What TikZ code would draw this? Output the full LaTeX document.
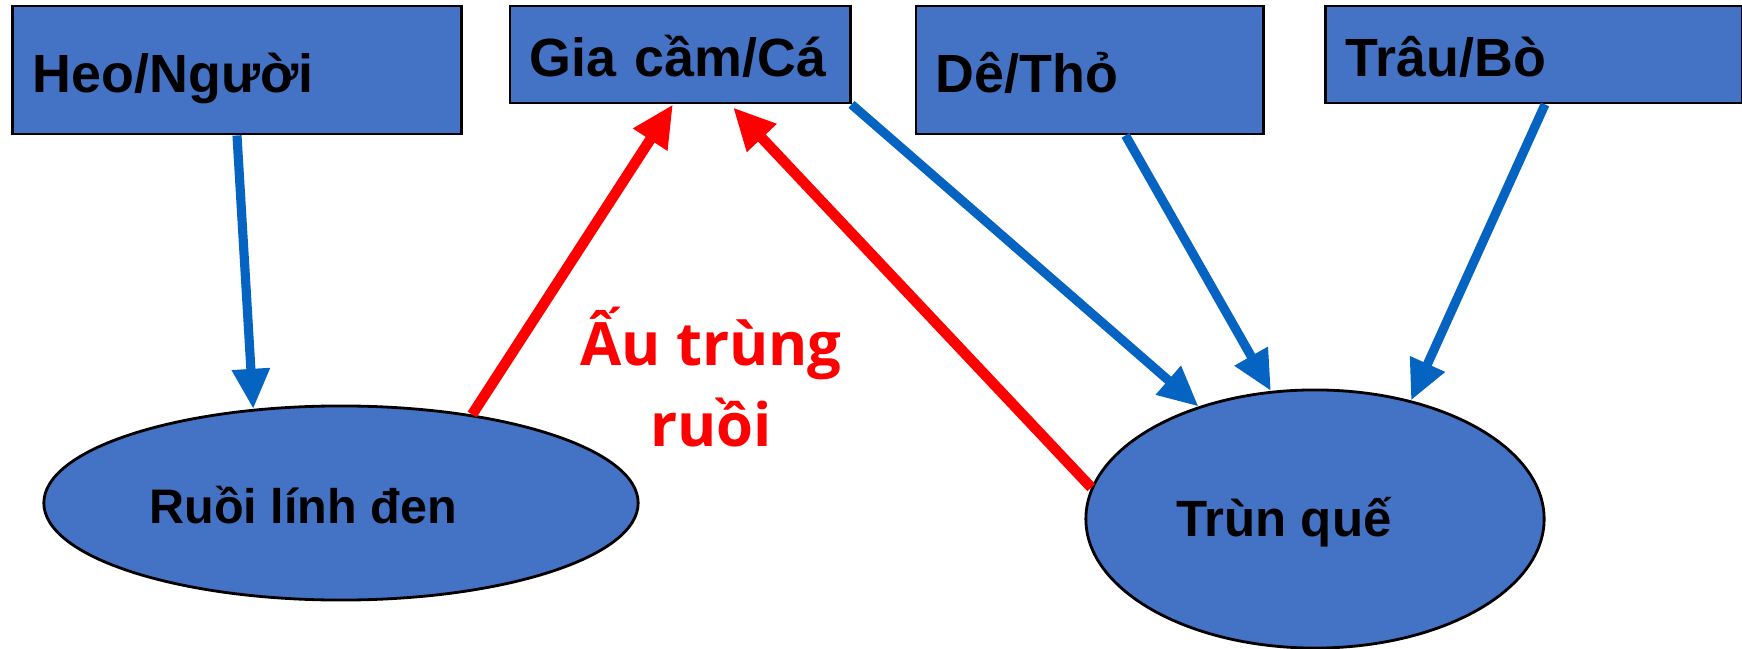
\documentclass[tikz,border=0pt]{standalone}
\usepackage{fontspec}
\setmainfont{Liberation Sans}
\newfontfamily\larvafont{Open Sans}
\usepackage{tikz}
\usetikzlibrary{arrows.meta,shapes.geometric}

\definecolor{boxblue}{RGB}{68,114,196}
\definecolor{arrowblue}{RGB}{5,99,193}

\begin{document}
\begin{tikzpicture}[x=0.01cm,y=-0.01cm,
	hostbox/.style={rectangle,draw=black,line width=0.8pt,fill=boxblue,inner xsep=0.2cm,inner ysep=0pt,align=left,text height=0.56cm,text depth=0.12cm,font=\fontsize{15.3}{18}\selectfont\bfseries},
	wormpool/.style={ellipse,draw=black,line width=0.8pt,fill=boxblue,inner sep=0pt},
	pooltext/.style={font=\fontsize{14.5}{17}\selectfont\bfseries},
	feedarrow/.style={draw=arrowblue,line width=2.6pt,-{Triangle[length=0.4cm,width=0.36cm]}},
	larvaarrow/.style={draw=red,line width=3pt,-{Triangle[length=0.42cm,width=0.38cm]}}]

\useasboundingbox (0,0) rectangle (1742,649);

% Host boxes (top row)
\node[hostbox,minimum height=1.28cm,text width=4.08cm] (heo) at (237,70) {Heo/Người};
\node[hostbox,minimum height=0.97cm,text width=3.0cm] (gia) at (680,54.5) {Gia cầm/Cá};
\node[hostbox,minimum height=1.28cm,text width=3.07cm] (de) at (1089.5,70) {Dê/Thỏ};
\node[hostbox,minimum height=0.97cm,text width=3.76cm] (trau) at (1534,54.5) {Trâu/Bò};

% Composting pools
\node[wormpool,minimum width=5.94cm,minimum height=1.94cm] (ruoi) at (341,503) {};
\node[pooltext,font=\fontsize{13.8}{16}\selectfont\bfseries] (ruoitext) at (303,505) {Ruồi lính đen};
\node[wormpool,minimum width=4.58cm,minimum height=2.58cm] (trun) at (1315,519) {};
\node[pooltext] (truntext) at (1284,522) {Trùn quế};

% Label of the red path
\node[text=red,align=center,font=\larvafont\fontsize{17}{22.8}\selectfont\bfseries] (larva) at (711,377) {Ấu trùng\\ruồi};

% Manure flows
\draw[feedarrow] (heo.south) -- (ruoi.133);
\draw[feedarrow] (gia.south east) -- (trun.136);
\draw[feedarrow] ([xshift=0.36cm]de.south) -- (trun.109);
\draw[feedarrow] ([xshift=0.11cm]trau.south) -- (trun.51);

% Feed back to poultry/fish
\draw[larvaarrow] (ruoi.34) -- ([xshift=-0.07cm]gia.south);
\draw[larvaarrow] (trun.172) -- ([xshift=0.53cm,yshift=-0.03cm]gia.south);
\end{tikzpicture}
\end{document}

▶ **What to work on**
Without including any pictures, reproduce the listing exactly.

▶ **Solution to this problem**
What TikZ code would draw this? Output the full LaTeX document.
\documentclass[tikz,border=0pt]{standalone}
\usepackage{fontspec}
\setmainfont{Liberation Sans}
\newfontfamily\larvafont{Open Sans}
\usepackage{tikz}
\usetikzlibrary{arrows.meta,shapes.geometric}

\definecolor{boxblue}{RGB}{68,114,196}
\definecolor{arrowblue}{RGB}{5,99,193}

\begin{document}
\begin{tikzpicture}[x=0.01cm,y=-0.01cm,
	hostbox/.style={rectangle,draw=black,line width=0.8pt,fill=boxblue,inner xsep=0.2cm,inner ysep=0pt,align=left,text height=0.56cm,text depth=0.12cm,font=\fontsize{15.3}{18}\selectfont\bfseries},
	wormpool/.style={ellipse,draw=black,line width=0.8pt,fill=boxblue,inner sep=0pt},
	pooltext/.style={font=\fontsize{14.5}{17}\selectfont\bfseries},
	feedarrow/.style={draw=arrowblue,line width=2.6pt,-{Triangle[length=0.4cm,width=0.36cm]}},
	larvaarrow/.style={draw=red,line width=3pt,-{Triangle[length=0.42cm,width=0.38cm]}}]

\useasboundingbox (0,0) rectangle (1742,649);

% Host boxes (top row)
\node[hostbox,minimum height=1.28cm,text width=4.08cm] (heo) at (237,70) {Heo/Người};
\node[hostbox,minimum height=0.97cm,text width=3.0cm] (gia) at (680,54.5) {Gia cầm/Cá};
\node[hostbox,minimum height=1.28cm,text width=3.07cm] (de) at (1089.5,70) {Dê/Thỏ};
\node[hostbox,minimum height=0.97cm,text width=3.76cm] (trau) at (1534,54.5) {Trâu/Bò};

% Composting pools
\node[wormpool,minimum width=5.94cm,minimum height=1.94cm] (ruoi) at (341,503) {};
\node[pooltext,font=\fontsize{13.8}{16}\selectfont\bfseries] (ruoitext) at (303,505) {Ruồi lính đen};
\node[wormpool,minimum width=4.58cm,minimum height=2.58cm] (trun) at (1315,519) {};
\node[pooltext] (truntext) at (1284,522) {Trùn quế};

% Label of the red path
\node[text=red,align=center,font=\larvafont\fontsize{17}{22.8}\selectfont\bfseries] (larva) at (711,377) {Ấu trùng\\ruồi};

% Manure flows
\draw[feedarrow] (heo.south) -- (ruoi.133);
\draw[feedarrow] (gia.south east) -- (trun.136);
\draw[feedarrow] ([xshift=0.36cm]de.south) -- (trun.109);
\draw[feedarrow] ([xshift=0.11cm]trau.south) -- (trun.51);

% Feed back to poultry/fish
\draw[larvaarrow] (ruoi.34) -- ([xshift=-0.07cm]gia.south);
\draw[larvaarrow] (trun.172) -- ([xshift=0.53cm,yshift=-0.03cm]gia.south);
\end{tikzpicture}
\end{document}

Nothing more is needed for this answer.